Publiziert am: 22.11.2019

Ein Ausgleich mit Fragezeichen

STAF – Vor dem Hintergrund eines neuen Steuerparadigmas, das am G20-Gipfel beschlossen wurde, sind die Kantone dabei, die Steuerreform und AHV-Finanzierung (STAF) umzusetzen. Ein Balanceakt, der kantonale Kompromisse erfordert und Unsicherheit über den interkantonalen Finanzausgleich schafft.

Die zukünftigen Steuerpläne der OECD setzen die Schweiz stark unter Druck. Mit der Einführung einer digitalen Steuer und der Harmonisierung der Einkommenssteuersätze wird der Paradigmenwechsel weitreichende Folgen haben. Steuern werden nun dort geschuldet, wo das Unternehmen eine bedeutende wirtschaftliche Präsenz hat und nicht mehr (nur) dort, wo es seinen Hauptsitz hat.

In seinen Grundzügen verändert das OECD-Projekt die gesamte Logik des Steuerwettbewerbs und wird das Gleichgewicht, das in den Kantonen mit den Steuerreformen eben erst gefunden wurde, zweifellos stören. Macht die Umsetzung der STAF (Steuerreform und AHV-Finanzierung) in den Kantonen vor diesem Hintergrund überhaupt Sinn?

Im Moment ja. Denn der Zeitplan, den die G20 der OECD für die Einführung dieser neuen digitalen Steuer vorgibt, ist sehr ambitioniert (Ende 2020). Es ist aber sehr wahrscheinlich, dass die ganze Übung tatsächlich viel länger dauern wird.

Nicht alle Kantone gleich weit in der Umsetzung

Das Schweizer Volk hat die STAF mit der Volksabstimmung vom 19. Mai 2019 angenommen. Das Bundesgesetz tritt am 1. Januar 2020 gemäss dem Beschluss des Bundesrats vom 14. Juni 2019 in Kraft.

Mit der Abschaffung von Steuersystemen, die nicht mehr den internationalen Standards entsprechen, erfüllt die STAF das Ziel und macht Platz für international verträgliche Steuermassnahmen.
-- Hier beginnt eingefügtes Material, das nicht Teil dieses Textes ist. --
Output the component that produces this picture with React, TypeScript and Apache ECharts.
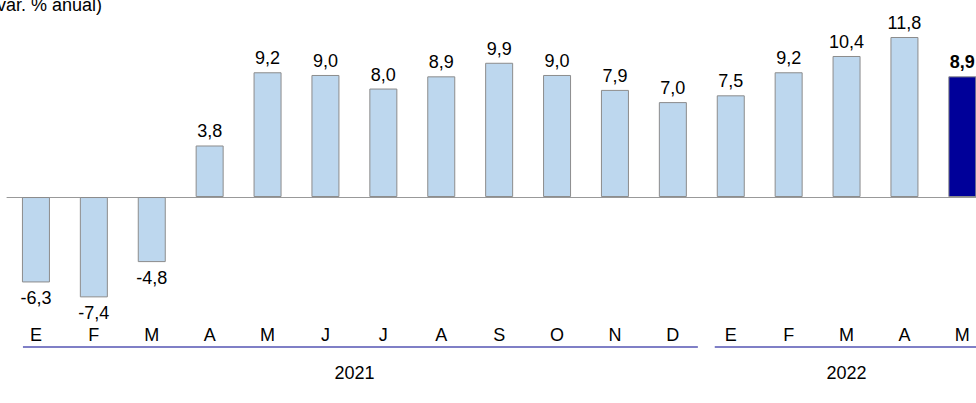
import React, { useEffect, useRef } from "react";
import * as echarts from "echarts";

const months = ["E", "F", "M", "A", "M", "J", "J", "A", "S", "O", "N", "D", "E", "F", "M", "A", "M"];
const values = [-6.3, -7.4, -4.8, 3.8, 9.2, 9.0, 8.0, 8.9, 9.9, 9.0, 7.9, 7.0, 7.5, 9.2, 10.4, 11.8, 8.9];
const years = ["2021", "2022"];
const yearFirst = [0, 12];
const yearLast = [11, 16];
const highlightIndex = 16;
const title = "(var. % anual)";

const FONT = "Liberation Sans, Arial, sans-serif";

export default function App() {
  const ref = useRef<HTMLDivElement>(null);
  useEffect(() => {
    document.body.style.margin = "0";
    const chart = echarts.init(ref.current!, undefined, { renderer: "svg" });
    const fmt = (v: number) => v.toFixed(1).replace(".", ",");
    const data = values.map((v, i) => ({
      value: v,
      itemStyle: i === highlightIndex ? { color: "#000099" } : undefined,
      label: {
        position: v >= 0 ? "top" : "bottom",
        distance: v >= 0 ? 5 : 7,
        fontWeight: i === highlightIndex ? "bold" : "normal",
      },
    }));
    chart.setOption({
      animation: false,
      textStyle: { fontFamily: FONT },
      grid: { left: 7, width: 984.3, top: 34.3, height: 271.2 },
      xAxis: [
        {
          type: "category",
          data: months,
          axisLine: { onZero: true, lineStyle: { color: "#999999", width: 1 } },
          axisTick: { show: false },
          axisLabel: { show: false },
        },
        {
          type: "category",
          data: months,
          position: "bottom",
          axisLine: { show: false },
          axisTick: { show: false },
          axisLabel: { color: "#000", fontSize: 18, margin: 20, fontFamily: FONT },
        },
      ],
      yAxis: { type: "value", min: -8, max: 12, show: false, splitLine: { show: false } },
      series: [
        {
          type: "bar",
          data,
          barWidth: 28,
          itemStyle: { color: "#BDD7EE", borderColor: "#8C8C8C", borderWidth: 1 },
          label: {
            show: true,
            color: "#000",
            fontSize: 18,
            fontFamily: FONT,
            formatter: (p: any) => fmt(p.value),
          },
        },
      ],
    });
    const px = (i: number) => chart.convertToPixel({ xAxisIndex: 0 }, i) as number;
    const startOff = [-13, -16];
    const endOff = [25, 40];
    const graphics: any[] = [
      {
        type: "text",
        left: -9,
        top: -4,
        style: { text: title, fontSize: 18, fontFamily: FONT, fill: "#000" },
      },
    ];
    years.forEach((y, k) => {
      const a = px(yearFirst[k]);
      const b = px(yearLast[k]);
      graphics.push({
        type: "line",
        shape: { x1: a + startOff[k], y1: 347, x2: b + endOff[k], y2: 347 },
        style: { stroke: "#7F7FC6", lineWidth: 2 },
      });
      graphics.push({
        type: "text",
        x: (a + b) / 2,
        y: 373,
        style: {
          text: y,
          fontSize: 18,
          fontFamily: FONT,
          fill: "#000",
          align: "center",
          verticalAlign: "middle",
        },
      });
    });
    chart.setOption({ graphic: graphics });
    return () => chart.dispose();
  }, []);
  return (
    <div style={{ width: 976, height: 403, overflow: "hidden", position: "relative" }}>
      <div ref={ref} style={{ width: 1000, height: 403 }} />
    </div>
  );
}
Mit klaren Rahmenbedingungen macht sie den Weg frei für Kompromisse auf kantonaler Ebene und lässt den Kantonen Spielraum für unterschiedliche, auf den wirtschaftlichen Kontext und die politischen Bedürfnisse abgestimmte Unternehmenssteuerreformen.

Der Zeitplan für die Umsetzung der STAF in den Kantonen ist eng, und viele Kantone haben bereits über die Vorlage abgestimmt (Basel-Stadt, Glarus, Genf, Freiburg, St. Gallen, Neuenburg, Schwyz, Luzern, Zürich, Zug und Obwalden). Andere stehen kurz vor der Abstimmung (Uri, Nidwalden, Basel-Landschaft), haben einen Kompromiss gefunden (Schaffhausen, Graubünden, Aargau) oder stehen kurz vor dem Abschluss der Arbeiten zur Umsetzung auf kantonaler Ebene (z. B. Thurgau, Appenzell Ausserrhoden, Tessin, Jura und Wallis).

Der Kanton Solothurn, in dem die kantonale Vorlage abgelehnt worden war, hat eine neue Steuervorlage mit einem wettbewerbsfähigeren Einkommenssteuersatz erarbeitet. Auch wenn diese Vorlage als Erfolg angesehen wird, ziehen KMU-Vertreter eine gemischte Bilanz. Für die KMU wird die Steuerlast steigen. Einige Kantone haben ihre kantonalen Vorlagen noch nicht verabschiedet (Bern, Appenzell Innerrhoden, Waadt).

Weitere Hürden

Die grösste Schwierigkeit für die Kantone wird der interkantonale Finanzausgleich sein. Vor dem Hintergrund zahlreicher Unbekannten ist es im Moment sehr schwierig, konkrete Verteilschlüssel zu planen. Dabei ist auch zu beachten, dass der Bundesrat am 13. November drei Verordnungen zur STAF, nämlich die Patentbox, die Verordnung über den steuerlichen Abzug auf Eigenfinanzierung juristischer Personen (der Kanton Zürich erfüllt derzeit die Voraussetzungen dafür) und die Änderung der Verordnung über die pauschale Steueranrechnung gutgeheissen hat. Die drei Verordnungen wurden vor den Sommerferien in die Vernehmlassung gesandt und stiessen bei den Teilnehmern auf grundsätzliche Zustimmung. Der Bundesrat passte sie dementsprechend gegenüber der Vernehmlassungs­vorlage nur geringfügig an.